楼长阿姨安慰了小女孩几句之后直起身,冲面色微微有些发白的老太太善意的笑了笑,
“你说说这日子口上也不好带孩子去医院看病,我倒是知道一个土方子,你看她哪只眼睛得针眼了,就用红绳绑住她和病眼反方向的那只手的中指,稍微捆紧些,一两天就能消肿!”
已经回答完问题的老太太勉强笑了笑,点了点头,然后当着三个调查员的面‘砰’地一声关上了门。
一直到调查员调查完了这一层走到下一个楼层后,李嘉莉才缓缓的关上自己的屋门。
窗户外阳光已经西斜,透过薄薄的楼板,隔壁家的电视正播放着新闻联播的开始音乐,嘉莉站在屋子中间沉默了会儿,慢慢走进厕所,冲着马桶清了半天嗓子,才清出一块一直不上不下的卡在喉咙里的瘀血——
她总算知道为什么自己的嗓子会越来越哑,原来是因为不知从什么时候起她的喉咙里多长出了一块硬骨,平时不出声时也没什么感觉,一旦出了声,那块骨头就开始上上下下的磨声带,几下就能让人感觉嗓子里带血!

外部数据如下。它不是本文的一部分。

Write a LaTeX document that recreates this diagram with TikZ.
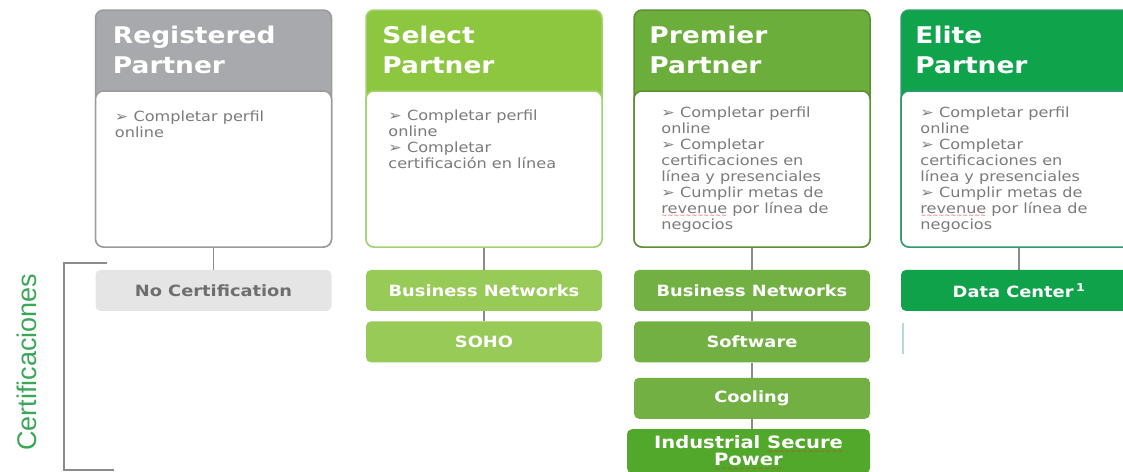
\documentclass[tikz,border=0pt]{standalone}
\usepackage{fontspec}
\setmainfont{DejaVu Sans}[FakeStretch=1.15]
\newfontfamily\certfont{Liberation Sans}
\usetikzlibrary{positioning}
\definecolor{regGray}{HTML}{A7A9AC}
\definecolor{regEdge}{HTML}{9B9B9B}
\definecolor{selGreen}{HTML}{8DC63F}
\definecolor{selEdge}{HTML}{A3D170}
\definecolor{preGreen}{HTML}{6BAE3B}
\definecolor{preEdge}{HTML}{5D8E34}
\definecolor{eliGreen}{HTML}{0FA34C}
\definecolor{eliEdge}{HTML}{2E9A6E}
\definecolor{noCertGray}{HTML}{E5E5E5}
\definecolor{noCertText}{HTML}{6E6E6E}
\definecolor{selCert}{HTML}{97CA57}
\definecolor{preCert}{HTML}{72B043}
\definecolor{indCert}{HTML}{52A82B}
\definecolor{dcGreen}{HTML}{10A24B}
\definecolor{lineGray}{HTML}{8C8C8C}
\definecolor{bodyGray}{HTML}{7B7B7B}
\definecolor{certGreen}{HTML}{3AA657}
\definecolor{spellRed}{HTML}{E03030}
\newcommand\spellerr[1]{\setbox0\hbox{#1}\rlap{\raisebox{-4.3pt}[0pt][0pt]{\hbox to\wd0{\color{spellRed}\mdseries\fontsize{6}{6}\selectfont\xleaders\hbox{\char"223C}\hfill}}}#1}

\begin{document}
\begin{tikzpicture}[x=1pt,y=-1pt]
\tikzset{card/.style={rounded corners=8pt, line width=1.5pt, minimum width=236pt, minimum height=237pt, inner sep=0pt},
  cardbody/.style={rounded corners=8pt, line width=1.5pt, fill=white, minimum width=236pt, minimum height=156pt, inner sep=0pt, anchor=south},
  headtext/.style={inner sep=0pt, align=left, text=white, font=\bfseries\fontsize{23}{30}\selectfont},
  bodytext/.style={inner sep=0pt, align=left, text=bodyGray, font=\fontsize{14}{16}\selectfont},
  certbox/.style={rounded corners=5pt, minimum width=236pt, minimum height=41pt, inner sep=0pt, text=white, font=\bfseries\fontsize{15.5}{17}\selectfont},
  link/.style={draw=lineGray, line width=1.5pt}}
\useasboundingbox (0,0) rectangle (1123,471);
\clip (0,0) rectangle (1123,471);
% partner cards
\node[card, fill=regGray, draw=regEdge] (reg) at (213.5,128.5) {};
\node[cardbody, draw=regEdge] (regbody) at (reg.south) {};
\node[card, fill=selGreen, draw=selEdge] (sel) at (484,128.5) {};
\node[cardbody, draw=selEdge] (selbody) at (sel.south) {};
\node[card, fill=preGreen, draw=preEdge] (pre) at (752,128.5) {};
\node[cardbody, draw=preEdge] (prebody) at (pre.south) {};
\node[card, fill=eliGreen, draw=eliEdge] (eli) at (1019,128.5) {};
\node[cardbody, draw=eliEdge] (elibody) at (eli.south) {};
\node[headtext, below right=17pt and 18pt of reg.north west] (regtitle) {Registered\\Partner};
\node[headtext, below right=17pt and 17pt of sel.north west] (seltitle) {Select\\Partner};
\node[headtext, below right=17pt and 16pt of pre.north west] (pretitle) {Premier\\Partner};
\node[headtext, below right=17pt and 15pt of eli.north west] (elititle) {Elite\\Partner};
\node[bodytext, below right=101pt and 20pt of reg.north west] (regtext) {➢ Completar perfil\\online};
\node[bodytext, below right=100pt and 23pt of sel.north west] (seltext) {➢ Completar perfil\\online\\➢ Completar\\certificación en línea};
\node[bodytext, below right=97pt and 28pt of pre.north west] (pretext) {➢ Completar perfil\\online\\➢ Completar\\certificaciones en\\línea y presenciales\\➢ Cumplir metas de\\\spellerr{revenue} por línea de\\negocios};
\node[bodytext, below right=97pt and 20pt of eli.north west] (elitext) {➢ Completar perfil\\online\\➢ Completar\\certificaciones en\\línea y presenciales\\➢ Cumplir metas de\\\spellerr{revenue} por línea de\\negocios};
% certification boxes
\node[certbox, fill=noCertGray, text=noCertText, below=22pt of reg] (nocert) {No Certification};
\node[certbox, fill=selCert, below=22pt of sel] (selbn) {Business Networks};
\node[certbox, fill=selCert, below=10pt of selbn] (soho) {SOHO};
\node[certbox, fill=preCert, below=22pt of pre] (prebn) {Business Networks};
\node[certbox, fill=preCert, below=10pt of prebn] (software) {Software};
\node[certbox, fill=preCert, below=15pt of software] (cooling) {Cooling};
\node[certbox, fill=indCert, minimum width=243pt, minimum height=44pt, align=center, font=\bfseries\fontsize{17}{17}\selectfont, below=10pt of cooling, xshift=-3.5pt] (indpower) {Industrial \spellerr{Secure}\\\spellerr{Power}};
\node[certbox, fill=dcGreen, below=22pt of eli] (dc) {Data Center\,\raisebox{1pt}{\textsuperscript{1}}};
\draw[link] (reg) -- (nocert);
\draw[link] (sel) -- (selbn);
\draw[link] (selbn) -- (soho);
\draw[link] (pre) -- (prebn);
\draw[link] (prebn) -- (software);
\draw[link] (software) -- (cooling);
\draw[link] (cooling.south) -- (cooling.south |- indpower.north);
\draw[link] (eli) -- (dc);
\draw[draw=eliEdge!35, line width=1.5pt] ([yshift=-12pt, xshift=2pt]dc.south west) -- ++(0,31);
% side label
\draw[draw=lineGray, line width=1.3pt] (107,263) -- (64,263) -- (64,470) -- (114,470);
\node[rotate=90, text=certGreen, font=\certfont\fontsize{27}{27}\selectfont] (certs) at (27,362) {Certificaciones};
\end{tikzpicture}
\end{document}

清出喉咙里那块瘀血之后,嘉莉又慢吞吞地走回到卧室里,在屋子中间站了半晌之后,转过身在堆得皱巴巴的沙发上翻了又翻,终于找到了电视的遥控器,然后‘啪’的一声打开了电视。
电视里正在播放的是记者亲身经历区县安防检查,一队穿着戴着口罩头套,身穿白色防疫服的工作人员站在高速路的出入口,给每个想要进出的车辆喷洒消毒水,然后就是逐人体温检测,快速排查,而快速经过了检查安全通过的记者戴着口罩,面容严肃的对着镜头侃侃而谈。
嘉莉木然的听着电视里的记者从国家,社会,还有民生的角度提升着自己这一次亲身经历的重要性,半晌之后,换台。